╔══

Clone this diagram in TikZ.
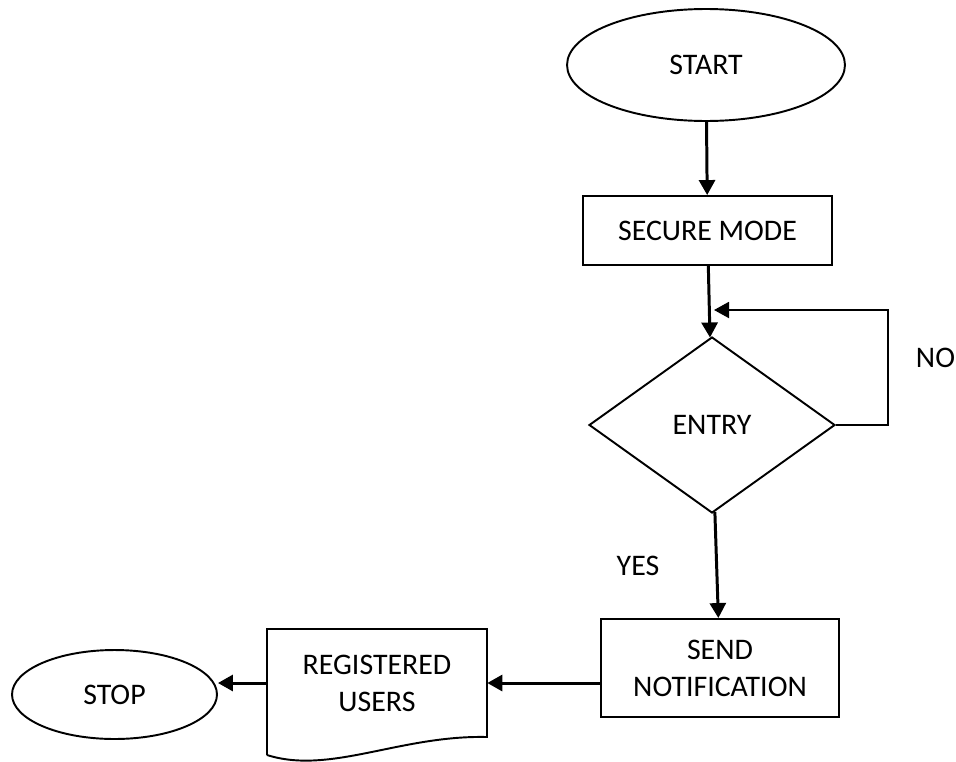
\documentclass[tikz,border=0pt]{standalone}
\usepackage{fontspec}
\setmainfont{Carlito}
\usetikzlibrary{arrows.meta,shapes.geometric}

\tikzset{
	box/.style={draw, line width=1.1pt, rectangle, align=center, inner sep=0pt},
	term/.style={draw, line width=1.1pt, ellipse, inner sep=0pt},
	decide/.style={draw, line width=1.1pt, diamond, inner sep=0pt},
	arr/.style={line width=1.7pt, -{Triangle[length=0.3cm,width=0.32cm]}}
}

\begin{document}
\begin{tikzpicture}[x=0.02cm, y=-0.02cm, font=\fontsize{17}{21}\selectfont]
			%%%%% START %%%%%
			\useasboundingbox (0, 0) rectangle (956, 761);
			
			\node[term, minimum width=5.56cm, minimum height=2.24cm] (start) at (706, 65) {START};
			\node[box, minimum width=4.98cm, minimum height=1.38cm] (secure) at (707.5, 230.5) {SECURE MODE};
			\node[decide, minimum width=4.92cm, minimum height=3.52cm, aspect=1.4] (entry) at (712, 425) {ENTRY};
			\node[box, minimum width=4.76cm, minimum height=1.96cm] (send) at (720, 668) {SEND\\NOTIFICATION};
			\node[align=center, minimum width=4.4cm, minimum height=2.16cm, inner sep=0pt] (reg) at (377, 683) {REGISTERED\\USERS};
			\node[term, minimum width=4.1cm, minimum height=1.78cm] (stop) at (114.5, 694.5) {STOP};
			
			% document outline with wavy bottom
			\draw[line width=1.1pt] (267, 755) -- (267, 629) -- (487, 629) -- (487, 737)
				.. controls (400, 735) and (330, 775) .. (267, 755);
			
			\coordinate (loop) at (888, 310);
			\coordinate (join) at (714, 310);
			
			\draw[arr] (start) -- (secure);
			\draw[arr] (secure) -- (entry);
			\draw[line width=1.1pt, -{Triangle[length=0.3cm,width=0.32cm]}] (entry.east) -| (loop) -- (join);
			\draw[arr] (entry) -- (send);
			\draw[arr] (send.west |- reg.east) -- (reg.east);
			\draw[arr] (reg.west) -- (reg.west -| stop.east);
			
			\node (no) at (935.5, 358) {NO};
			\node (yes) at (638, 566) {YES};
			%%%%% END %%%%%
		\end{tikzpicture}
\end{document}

╚══

Exactly as written, please give again the lines from the beginning of the listing through the line containing "(reg.west -| stop.east);", inclusive, without any pictures.

Clone this diagram in TikZ.
\documentclass[tikz,border=0pt]{standalone}
\usepackage{fontspec}
\setmainfont{Carlito}
\usetikzlibrary{arrows.meta,shapes.geometric}

\tikzset{
	box/.style={draw, line width=1.1pt, rectangle, align=center, inner sep=0pt},
	term/.style={draw, line width=1.1pt, ellipse, inner sep=0pt},
	decide/.style={draw, line width=1.1pt, diamond, inner sep=0pt},
	arr/.style={line width=1.7pt, -{Triangle[length=0.3cm,width=0.32cm]}}
}

\begin{document}
\begin{tikzpicture}[x=0.02cm, y=-0.02cm, font=\fontsize{17}{21}\selectfont]
			%%%%% START %%%%%
			\useasboundingbox (0, 0) rectangle (956, 761);
			
			\node[term, minimum width=5.56cm, minimum height=2.24cm] (start) at (706, 65) {START};
			\node[box, minimum width=4.98cm, minimum height=1.38cm] (secure) at (707.5, 230.5) {SECURE MODE};
			\node[decide, minimum width=4.92cm, minimum height=3.52cm, aspect=1.4] (entry) at (712, 425) {ENTRY};
			\node[box, minimum width=4.76cm, minimum height=1.96cm] (send) at (720, 668) {SEND\\NOTIFICATION};
			\node[align=center, minimum width=4.4cm, minimum height=2.16cm, inner sep=0pt] (reg) at (377, 683) {REGISTERED\\USERS};
			\node[term, minimum width=4.1cm, minimum height=1.78cm] (stop) at (114.5, 694.5) {STOP};
			
			% document outline with wavy bottom
			\draw[line width=1.1pt] (267, 755) -- (267, 629) -- (487, 629) -- (487, 737)
				.. controls (400, 735) and (330, 775) .. (267, 755);
			
			\coordinate (loop) at (888, 310);
			\coordinate (join) at (714, 310);
			
			\draw[arr] (start) -- (secure);
			\draw[arr] (secure) -- (entry);
			\draw[line width=1.1pt, -{Triangle[length=0.3cm,width=0.32cm]}] (entry.east) -| (loop) -- (join);
			\draw[arr] (entry) -- (send);
			\draw[arr] (send.west |- reg.east) -- (reg.east);
			\draw[arr] (reg.west) -- (reg.west -| stop.east);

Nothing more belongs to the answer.